A scene of a flagellant procession from the film The Seventh Seal - TopicsExpress



          

A scene of a flagellant procession from the film The Seventh Seal by Ingmar Bergman. As the Black Death swept Europe in 1348 / 1349, a radicalized Christian movement developed that paraded from town to town, whipping themselves, wearing crowns of throrns, and engaging in other self-infliction as they begged for Gods forgiveness. The prevalent belief was the plague was a punishment by God on mankind because of his sins. The flagellants started in the Rhine valley and quickly spread across Germany. They usually advanced into a town ahead of the plague, where they preached and abused themselves before the local population, stirring them into a religious fanaticism. It was hoped this fanatic conversion would result in Gods forgiveness and the community being spared. (Undoubtably in some cases the flagellants actually brought the plague with them without knowing it).
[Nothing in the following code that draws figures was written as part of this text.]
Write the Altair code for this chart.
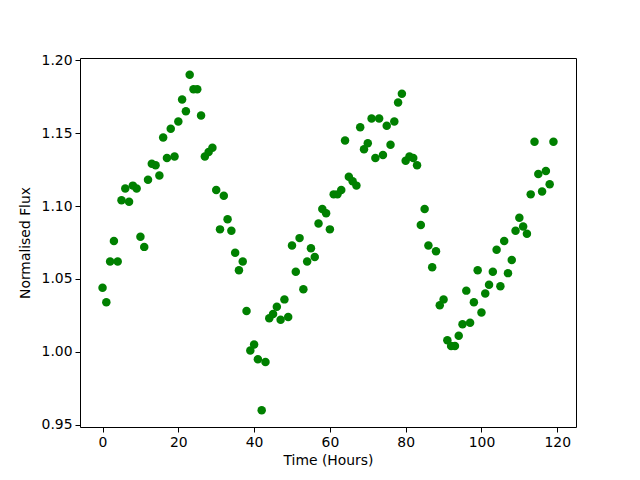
import altair as alt
import pandas as pd

hours = list(range(120))
flux = [
    1.044, 1.034, 1.062, 1.076, 1.062, 1.104, 1.112, 1.103, 1.114, 1.112,
    1.079, 1.072, 1.118, 1.129, 1.128, 1.121, 1.147, 1.133, 1.153, 1.134,
    1.158, 1.173, 1.165, 1.190, 1.180, 1.180, 1.162, 1.134, 1.137, 1.140,
    1.111, 1.084, 1.107, 1.091, 1.083, 1.068, 1.056, 1.062, 1.028, 1.001,
    1.005, 0.995, 0.960, 0.993, 1.023, 1.026, 1.031, 1.022, 1.036, 1.024,
    1.073, 1.055, 1.078, 1.043, 1.062, 1.071, 1.065, 1.088, 1.098, 1.095,
    1.084, 1.108, 1.108, 1.111, 1.145, 1.120, 1.117, 1.114, 1.154, 1.139,
    1.143, 1.160, 1.133, 1.160, 1.135, 1.155, 1.142, 1.158, 1.171, 1.177,
    1.131, 1.134, 1.133, 1.128, 1.087, 1.098, 1.073, 1.058, 1.069, 1.032,
    1.036, 1.008, 1.004, 1.004, 1.011, 1.019, 1.042, 1.020, 1.034, 1.056,
    1.027, 1.040, 1.046, 1.055, 1.070, 1.045, 1.076, 1.054, 1.063, 1.083,
    1.092, 1.086, 1.081, 1.108, 1.144, 1.122, 1.110, 1.124, 1.115, 1.144,
]
x_ticks = [0, 20, 40, 60, 80, 100, 120]
y_ticks = [0.95, 1.00, 1.05, 1.10, 1.15, 1.20]

df = pd.DataFrame({"hours": hours, "flux": flux})

axis_common = dict(
    labelFont="DejaVu Sans", titleFont="DejaVu Sans",
    labelFontSize=13.9, titleFontSize=13.9, titleFontWeight="normal",
    labelColor="black", titleColor="black",
    domain=False, ticks=True, tickColor="black", tickSize=5, tickWidth=1,
    grid=False, labelPadding=3,
)

chart = alt.Chart(df).mark_circle(size=72, color="#008000", opacity=1).encode(
    x=alt.X("hours:Q", title="Time (Hours)",
            scale=alt.Scale(domain=[-5.95, 124.95], nice=False, zero=False),
            axis=alt.Axis(values=x_ticks, format="d", titlePadding=5, **axis_common)),
    y=alt.Y("flux:Q", title="Normalised Flux",
            scale=alt.Scale(domain=[0.9485, 1.2015], nice=False, zero=False),
            axis=alt.Axis(values=y_ticks, format=".2f", titlePadding=9, **axis_common)),
).properties(
    width=496, height=369,
    autosize=alt.AutoSizeParams(type="none"),
    padding={"left": 72, "top": 50, "right": 56, "bottom": 45},
    background="white",
).configure_view(
    stroke="black", strokeWidth=1, fill="white"
)

chart.save("out.html", embed_options={"renderer": "svg", "actions": False})
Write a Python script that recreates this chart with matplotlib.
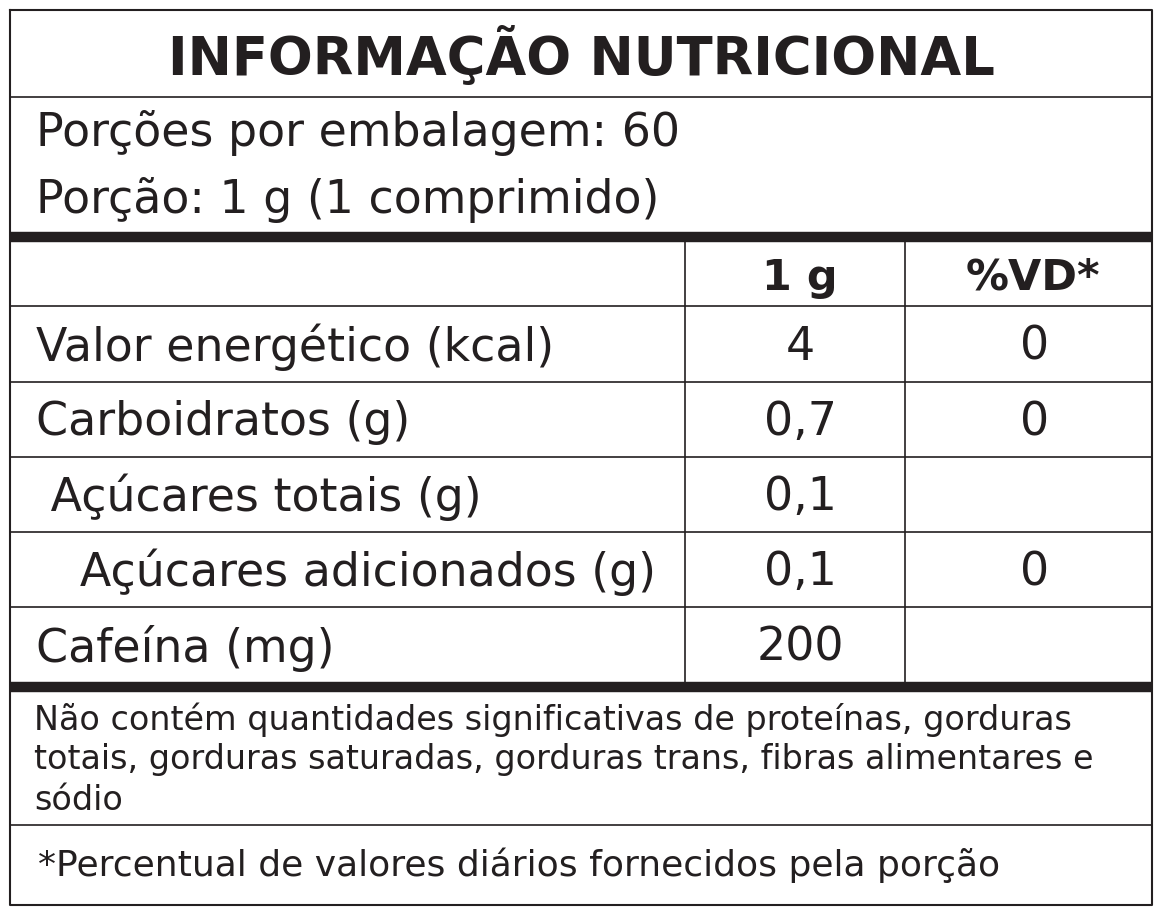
import matplotlib
matplotlib.use("Agg")
import matplotlib.pyplot as plt

title = "INFORMAÇÃO NUTRICIONAL"
servings = ["Porções por embalagem: 60", "Porção: 1 g (1 comprimido)"]
col_headers = ["1 g", "%VD*"]
nutrients = ["Valor energético (kcal)", "Carboidratos (g)", " Açúcares totais (g)",
             "   Açúcares adicionados (g)", "Cafeína (mg)"]
amounts = ["4", "0,7", "0,1", "0,1", "200"]
vd = ["0", "0", "", "0", ""]
footnote = ["Não contém quantidades significativas de proteínas, gorduras",
            "totais, gorduras saturadas, gorduras trans, fibras alimentares e",
            "sódio"]
footer = "*Percentual de valores diários fornecidos pela porção"

C = "#231f20"
plt.rcParams['font.family'] = ['DejaVu Sans']
fig = plt.figure(figsize=(11.62, 9.14), dpi=100)
ax = fig.add_axes([0, 0, 1, 1])
ax.set_xlim(0, 1162); ax.set_ylim(914, 0); ax.axis('off')

L, R, T, B = 10, 1152, 10, 905
ax.plot([L, R, R, L, L], [T, T, B, B, T], color=C, lw=1.5)
ax.text(581, 56, title, ha='center', va='center', fontsize=38, fontweight='bold', color=C)
ax.plot([L, R], [97, 97], color=C, lw=1.2)
ax.text(36, 133, servings[0], ha='left', va='center', fontsize=33, color=C)
ax.text(36, 200, servings[1], ha='left', va='center', fontsize=33, color=C)
ax.plot([L, R], [237, 237], color=C, lw=7.5, solid_capstyle='butt')

c1, c2 = 685, 905
rows_y = [242, 306, 382, 457, 532, 607, 683]
ax.plot([c1, c1], [242, 683], color=C, lw=1.2)
ax.plot([c2, c2], [242, 683], color=C, lw=1.2)
for y in rows_y[1:-1]:
    ax.plot([L, R], [y, y], color=C, lw=1.2)
ax.text(800, 278, col_headers[0], ha='center', va='center', fontsize=31, fontweight='bold', color=C)
ax.text(1033, 278, col_headers[1], ha='center', va='center', fontsize=31, fontweight='bold', color=C)
for i, (n, a, v) in enumerate(zip(nutrients, amounts, vd)):
    yc = (rows_y[i + 1] + rows_y[i + 2]) / 2 + 3
    ax.text(36, yc, n, ha='left', va='center', fontsize=33, color=C)
    ax.text(800, yc, a, ha='center', va='center', fontsize=33, color=C)
    ax.text(1035, yc, v, ha='center', va='center', fontsize=33, color=C)
ax.plot([L, R], [687, 687], color=C, lw=7.5, solid_capstyle='butt')

for i, line in enumerate(footnote):
    ax.text(34, 720 + 40 * i, line, ha='left', va='center', fontsize=24, color=C)
ax.plot([L, R], [825, 825], color=C, lw=1.2)
ax.text(38, 865, footer, ha='left', va='center', fontsize=26, color=C)

fig.savefig("out.png", dpi=100, facecolor='white')
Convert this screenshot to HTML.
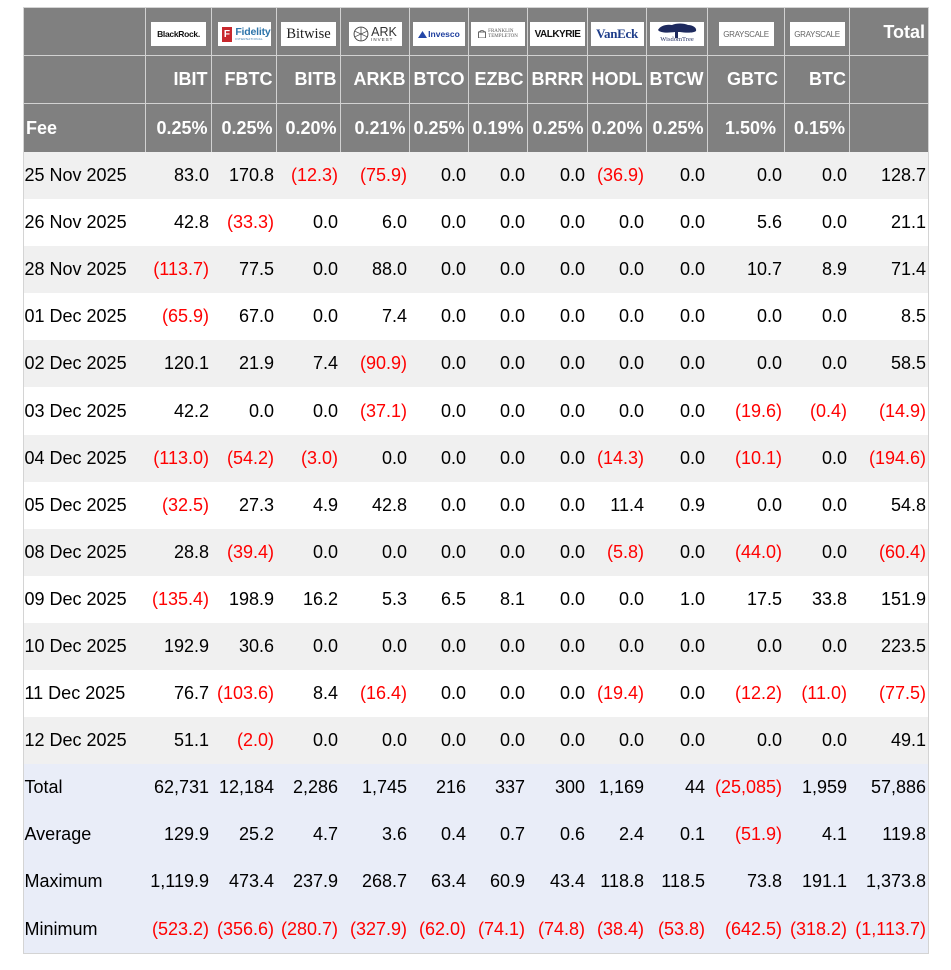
<!DOCTYPE html>
<html><head><meta charset="utf-8">
<style>
html,body{margin:0;padding:0;background:#fff;}
body{width:951px;height:970px;position:relative;overflow:hidden;font-family:"Liberation Sans",Arial,sans-serif;font-size:18px;color:#000;}
#t{position:absolute;left:23px;top:7px;width:905px;}
.r{display:flex;height:47.1px;}
.r>div{box-sizing:border-box;display:flex;align-items:center;justify-content:flex-end;padding-right:2px;white-space:nowrap;flex:none;}
.r>div:nth-child(1){width:122px;justify-content:flex-start;padding-left:1.5px;padding-right:0}
.r>div:nth-child(2){width:66px}
.r>div:nth-child(3){width:65px}
.r>div:nth-child(4){width:64px}
.r>div:nth-child(5){width:69px}
.r>div:nth-child(6){width:59px}
.r>div:nth-child(7){width:59px}
.r>div:nth-child(8){width:60px}
.r>div:nth-child(9){width:59px}
.r>div:nth-child(10){width:61px}
.r>div:nth-child(11){width:77px}
.r>div:nth-child(12){width:65px}
.r>div:nth-child(13){width:79px}
.h{background:#808080;color:#fff;font-weight:bold;}
.h>div{border-left:1px solid #d2d2d2;padding-right:3.5px !important;}
.h>div:nth-child(1){border-left:none;padding-left:3px !important;}
.h1{height:48px;}
.h2{height:48px;}
.h3{height:49px;}
.h2>div,.h3>div{border-top:1px solid #d2d2d2;}
.h1>div.lg{align-items:flex-start;justify-content:center;padding:15px 0 0 0 !important;}
.h1>div.tot{align-items:flex-start;padding-top:15px;padding-right:3px !important;}
.g{background:#f0f0f0;}
.w{background:#fff;}
.s{background:#e9edf8;}
.n{color:#ff0000;}
#bd{position:absolute;left:23px;top:7px;width:906px;height:947px;box-sizing:border-box;border:1px solid #d4d4d4;pointer-events:none;}
.logo{background:#fff;height:24px;display:flex;align-items:center;justify-content:center;overflow:hidden;font-weight:normal;color:#000;box-sizing:border-box;}
</style></head><body>
<div id="t">
<div class="r h h1">
<div></div>
<div class="lg"><div class="logo" style="width:55px"><span style="font-weight:bold;font-size:8.5px;letter-spacing:-0.3px;color:#111">BlackRock.</span></div></div>
<div class="lg"><div class="logo" style="width:53px;justify-content:flex-start;padding-left:4px"><span style="display:inline-block;width:11px;height:15px;background:#c8282d;color:#fff;font-weight:bold;font-size:10px;line-height:15px;text-align:center">F</span><span style="display:flex;flex-direction:column;margin-left:3px;line-height:1"><span style="font-size:10.5px;font-weight:bold;color:#2e75aa;letter-spacing:-0.2px">Fidelity</span><span style="font-size:3px;color:#2e75aa;letter-spacing:0.3px">INTERNATIONAL</span></span></div></div>
<div class="lg"><div class="logo" style="width:55px"><span style="font-family:'Liberation Serif',serif;font-size:14.5px;color:#222">Bitwise</span></div></div>
<div class="lg"><div class="logo" style="width:53px"><svg width="16" height="16" viewBox="0 0 15 15"><circle cx="7.5" cy="7.5" r="6.5" fill="none" stroke="#444" stroke-width="0.9"/><path d="M7.5 1V14M2 10L13 5M2 5L13 10" stroke="#444" stroke-width="0.7"/></svg><span style="display:flex;flex-direction:column;margin-left:2px;line-height:1;color:#333"><span style="font-size:12.5px">ARK</span><span style="font-size:4.5px;letter-spacing:1px">INVEST</span></span></div></div>
<div class="lg"><div class="logo" style="width:52px"><svg width="9" height="7" viewBox="0 0 9 7"><path d="M0 7L4.5 0L9 7Z" fill="#2447a8"/></svg><span style="font-size:8.5px;font-weight:bold;color:#1f3f9e;margin-left:1px">Invesco</span></div></div>
<div class="lg"><div class="logo" style="width:54px"><svg width="8" height="8" viewBox="0 0 8 8"><rect x="0.5" y="2" width="7" height="6" fill="none" stroke="#666"/><path d="M1 2L4 0L7 2" stroke="#666" fill="none"/></svg><span style="display:flex;flex-direction:column;margin-left:2px;line-height:1;font-family:'Liberation Serif',serif;color:#555;font-size:5px"><span>FRANKLIN</span><span>TEMPLETON</span></span></div></div>
<div class="lg"><div class="logo" style="width:55px"><span style="font-weight:bold;font-size:10px;letter-spacing:-0.5px;color:#111">VALKYRIE</span></div></div>
<div class="lg"><div class="logo" style="width:53px"><span style="font-family:'Liberation Serif',serif;font-weight:bold;font-size:13px;color:#1e3d8a;letter-spacing:-0.3px">VanEck</span></div></div>
<div class="lg"><div class="logo" style="width:54px;flex-direction:column;justify-content:flex-start;padding-top:1px"><svg width="42" height="15" viewBox="0 0 42 15"><path d="M2 7C4 3 10 1 16 2C20 0 28 0 32 2C37 2 41 5 40 8C38 10 30 10 24 9L22 9L22 15L19 15L19 9C12 10 4 10 2 7Z" fill="#1e2a5e"/></svg><span style="font-family:'Liberation Serif',serif;font-size:6.5px;color:#1e2a5e;line-height:1;margin-top:-1px">WisdomTree</span></div></div>
<div class="lg"><div class="logo" style="width:55px"><span style="font-size:8px;color:#666;letter-spacing:-0.3px">GRAYSCALE</span></div></div>
<div class="lg"><div class="logo" style="width:55px"><span style="font-size:8px;color:#666;letter-spacing:-0.3px">GRAYSCALE</span></div></div>
<div class="tot">Total</div>
</div>
<div class="r h h2">
<div></div><div>IBIT</div><div>FBTC</div><div>BITB</div><div>ARKB</div><div>BTCO</div><div>EZBC</div><div>BRRR</div><div>HODL</div><div>BTCW</div><div style="padding-right:6px !important">GBTC</div><div style="padding-right:3px !important">BTC</div><div></div>
</div>
<div class="r h h3">
<div>Fee</div><div>0.25%</div><div>0.25%</div><div>0.20%</div><div>0.21%</div><div>0.25%</div><div>0.19%</div><div>0.25%</div><div>0.20%</div><div>0.25%</div><div style="padding-right:8px !important">1.50%</div><div style="padding-right:4px !important">0.15%</div><div></div>
</div>

<div class="r g"><div>25 Nov 2025</div><div>83.0</div><div>170.8</div><div class="n">(12.3)</div><div class="n">(75.9)</div><div>0.0</div><div>0.0</div><div>0.0</div><div class="n">(36.9)</div><div>0.0</div><div>0.0</div><div>0.0</div><div>128.7</div></div>
<div class="r w"><div>26 Nov 2025</div><div>42.8</div><div class="n">(33.3)</div><div>0.0</div><div>6.0</div><div>0.0</div><div>0.0</div><div>0.0</div><div>0.0</div><div>0.0</div><div>5.6</div><div>0.0</div><div>21.1</div></div>
<div class="r g"><div>28 Nov 2025</div><div class="n">(113.7)</div><div>77.5</div><div>0.0</div><div>88.0</div><div>0.0</div><div>0.0</div><div>0.0</div><div>0.0</div><div>0.0</div><div>10.7</div><div>8.9</div><div>71.4</div></div>
<div class="r w"><div>01 Dec 2025</div><div class="n">(65.9)</div><div>67.0</div><div>0.0</div><div>7.4</div><div>0.0</div><div>0.0</div><div>0.0</div><div>0.0</div><div>0.0</div><div>0.0</div><div>0.0</div><div>8.5</div></div>
<div class="r g"><div>02 Dec 2025</div><div>120.1</div><div>21.9</div><div>7.4</div><div class="n">(90.9)</div><div>0.0</div><div>0.0</div><div>0.0</div><div>0.0</div><div>0.0</div><div>0.0</div><div>0.0</div><div>58.5</div></div>
<div class="r w"><div>03 Dec 2025</div><div>42.2</div><div>0.0</div><div>0.0</div><div class="n">(37.1)</div><div>0.0</div><div>0.0</div><div>0.0</div><div>0.0</div><div>0.0</div><div class="n">(19.6)</div><div class="n">(0.4)</div><div class="n">(14.9)</div></div>
<div class="r g"><div>04 Dec 2025</div><div class="n">(113.0)</div><div class="n">(54.2)</div><div class="n">(3.0)</div><div>0.0</div><div>0.0</div><div>0.0</div><div>0.0</div><div class="n">(14.3)</div><div>0.0</div><div class="n">(10.1)</div><div>0.0</div><div class="n">(194.6)</div></div>
<div class="r w"><div>05 Dec 2025</div><div class="n">(32.5)</div><div>27.3</div><div>4.9</div><div>42.8</div><div>0.0</div><div>0.0</div><div>0.0</div><div>11.4</div><div>0.9</div><div>0.0</div><div>0.0</div><div>54.8</div></div>
<div class="r g"><div>08 Dec 2025</div><div>28.8</div><div class="n">(39.4)</div><div>0.0</div><div>0.0</div><div>0.0</div><div>0.0</div><div>0.0</div><div class="n">(5.8)</div><div>0.0</div><div class="n">(44.0)</div><div>0.0</div><div class="n">(60.4)</div></div>
<div class="r w"><div>09 Dec 2025</div><div class="n">(135.4)</div><div>198.9</div><div>16.2</div><div>5.3</div><div>6.5</div><div>8.1</div><div>0.0</div><div>0.0</div><div>1.0</div><div>17.5</div><div>33.8</div><div>151.9</div></div>
<div class="r g"><div>10 Dec 2025</div><div>192.9</div><div>30.6</div><div>0.0</div><div>0.0</div><div>0.0</div><div>0.0</div><div>0.0</div><div>0.0</div><div>0.0</div><div>0.0</div><div>0.0</div><div>223.5</div></div>
<div class="r w"><div>11 Dec 2025</div><div>76.7</div><div class="n">(103.6)</div><div>8.4</div><div class="n">(16.4)</div><div>0.0</div><div>0.0</div><div>0.0</div><div class="n">(19.4)</div><div>0.0</div><div class="n">(12.2)</div><div class="n">(11.0)</div><div class="n">(77.5)</div></div>
<div class="r g"><div>12 Dec 2025</div><div>51.1</div><div class="n">(2.0)</div><div>0.0</div><div>0.0</div><div>0.0</div><div>0.0</div><div>0.0</div><div>0.0</div><div>0.0</div><div>0.0</div><div>0.0</div><div>49.1</div></div>

<div class="r s"><div>Total</div><div>62,731</div><div>12,184</div><div>2,286</div><div>1,745</div><div>216</div><div>337</div><div>300</div><div>1,169</div><div>44</div><div class="n">(25,085)</div><div>1,959</div><div>57,886</div></div>
<div class="r s"><div>Average</div><div>129.9</div><div>25.2</div><div>4.7</div><div>3.6</div><div>0.4</div><div>0.7</div><div>0.6</div><div>2.4</div><div>0.1</div><div class="n">(51.9)</div><div>4.1</div><div>119.8</div></div>
<div class="r s"><div>Maximum</div><div>1,119.9</div><div>473.4</div><div>237.9</div><div>268.7</div><div>63.4</div><div>60.9</div><div>43.4</div><div>118.8</div><div>118.5</div><div>73.8</div><div>191.1</div><div>1,373.8</div></div>
<div class="r s"><div>Minimum</div><div class="n">(523.2)</div><div class="n">(356.6)</div><div class="n">(280.7)</div><div class="n">(327.9)</div><div class="n">(62.0)</div><div class="n">(74.1)</div><div class="n">(74.8)</div><div class="n">(38.4)</div><div class="n">(53.8)</div><div class="n">(642.5)</div><div class="n">(318.2)</div><div class="n">(1,113.7)</div></div>
</div>
<div id="bd"></div>
</body></html>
The Jews and other marginalized populations in the community would be accused, attacked, and often murdered en masse through large public burnings. The idea behind this, spread by the flagellants, was that the Christians were being punished for allowing the Jewish non-believers to live in peace next to them, and now the time had come to cleanse the community of their evil. Many thousands of Jews were murdered in horrific massacres across Germany. Only Vienna seems to have not brutally persecuted the Jews during the Black Death period, and as a result the Jewish population of the city grew as refugees from other areas fled to the city. In this scene of a flagellant procession, Bergman attempts to capture the religious fanaticism that they spread across Central Europe, a fanaticism that induced the mass murder and expulsion of Jews.